Nyxia had tried explaining to Tristan that his father’s situation probably wouldn’t improve. Tristan, however, insisted that his dad would soon “be all better so that we can all play together.” Instead of trying to remind him once again, she smiled at Tristan and then went back to arranging the flowers they had picked during their walk home from the asylum.
At first, Maurette felt honored as she was blessed by His Holiness, the King, to be a Tshawer, a bearer of sustenance. It was the night she and Chaz were married. She stood with the other Tshawers, all dressed in their pale grey leather gowns, as the King presented each with her unique emblem. The Tschawers would need to burn their emblems into the swaddling leathers of their Tschawings. To prepare, each woman would practice burning her emblem into scraps of leather during the three-day Chiding, the process to prepare the spouses’ loins for Tschawing.
Maurette found her markings particularly odd. Most emblems were straight lines, a triangle with diamonds touching tangent to each side, for example. Her emblem, on the other hand, held no straight lines. In the center was a circle.
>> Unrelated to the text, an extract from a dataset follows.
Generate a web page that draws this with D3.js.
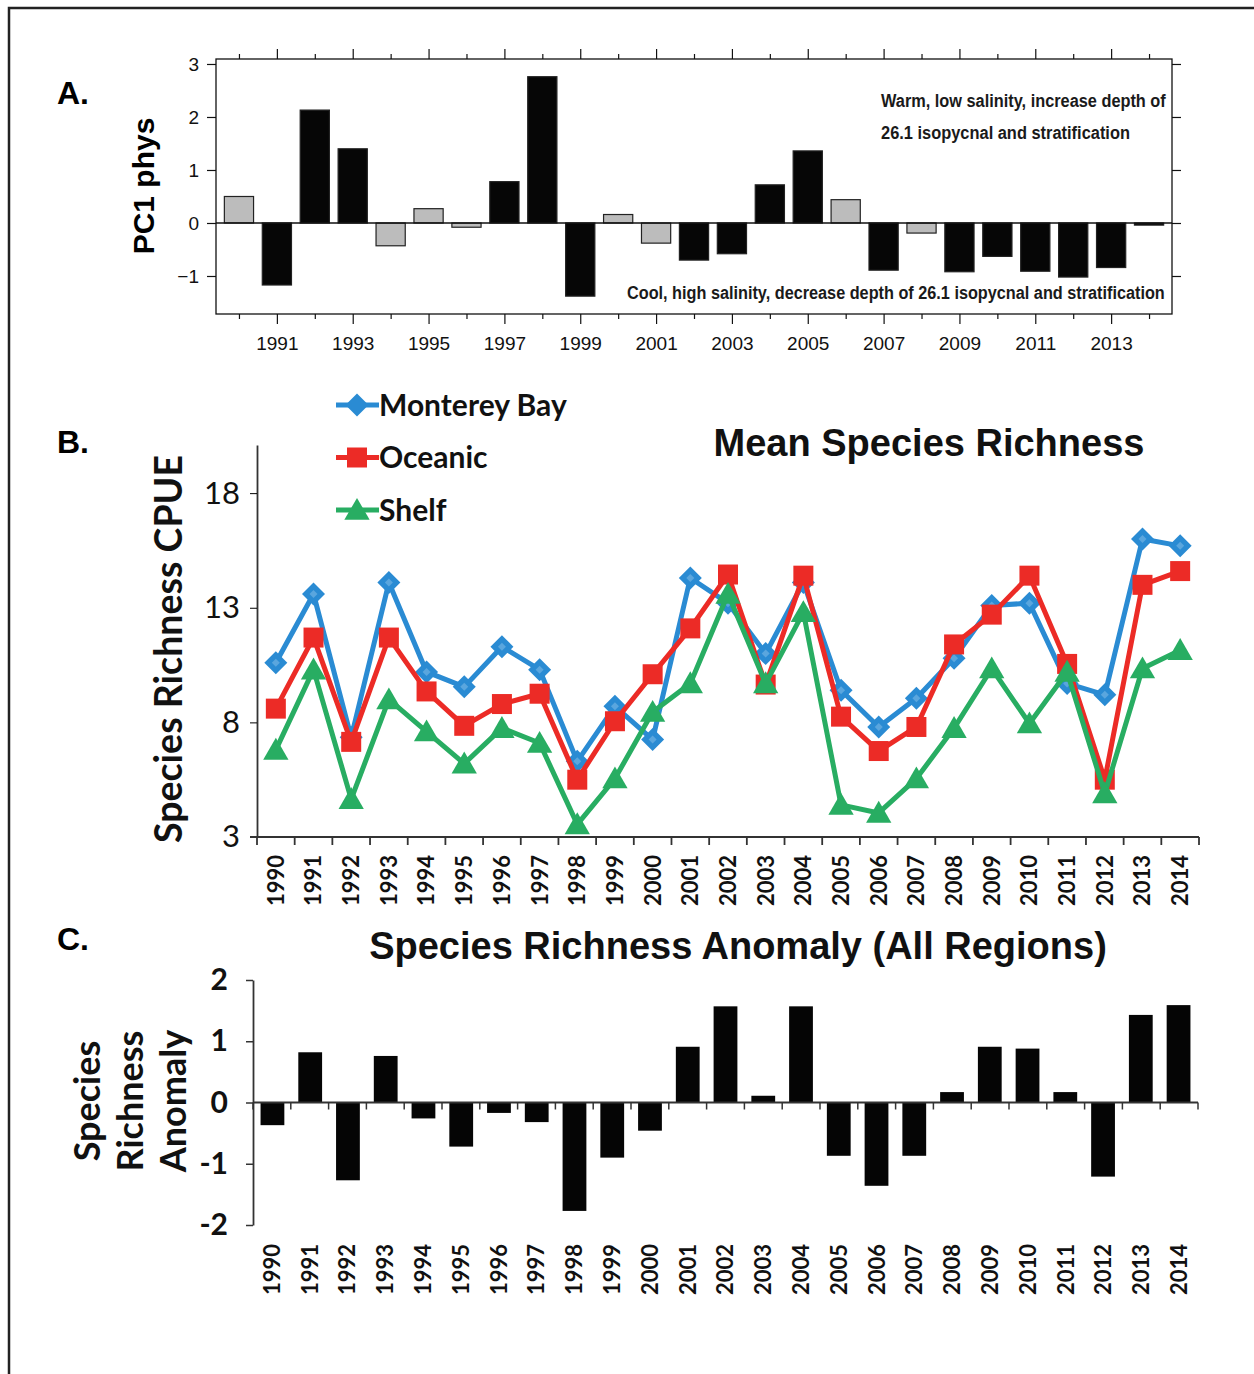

From the circle’s circumference grew many long half ovals.
Tristan hopped up on Jaiden’s bed and gave his father a big kiss on the cheek. “I drew this picture for you. And mommy and I picked these flowers for your room.”
Nyxia placed a glass vase filled with daisies on Jaiden’s night stand. The clear water sparkled in the sunlight coming in from the room’s large window. Everything shone and warmed in the day’s brightness, contrasting Jaiden’s cold and darkly fogged glaze.
A few days after Chaz returned from his Chiding, Maurette was pregnant with her first Tschawing. She swelled with honor. When the infant was born, however, that honor melted to uncertainty. Soon, uncertainty wilted to guilt and guilt to shame. She realized that she loved the being that had grown inside of her.
She thought she was going crazy. Tschawings were meant to be eaten, not loved. Nevertheless, her heart broke as the collector took her first born away. Ever since she only ate the minimum to survive.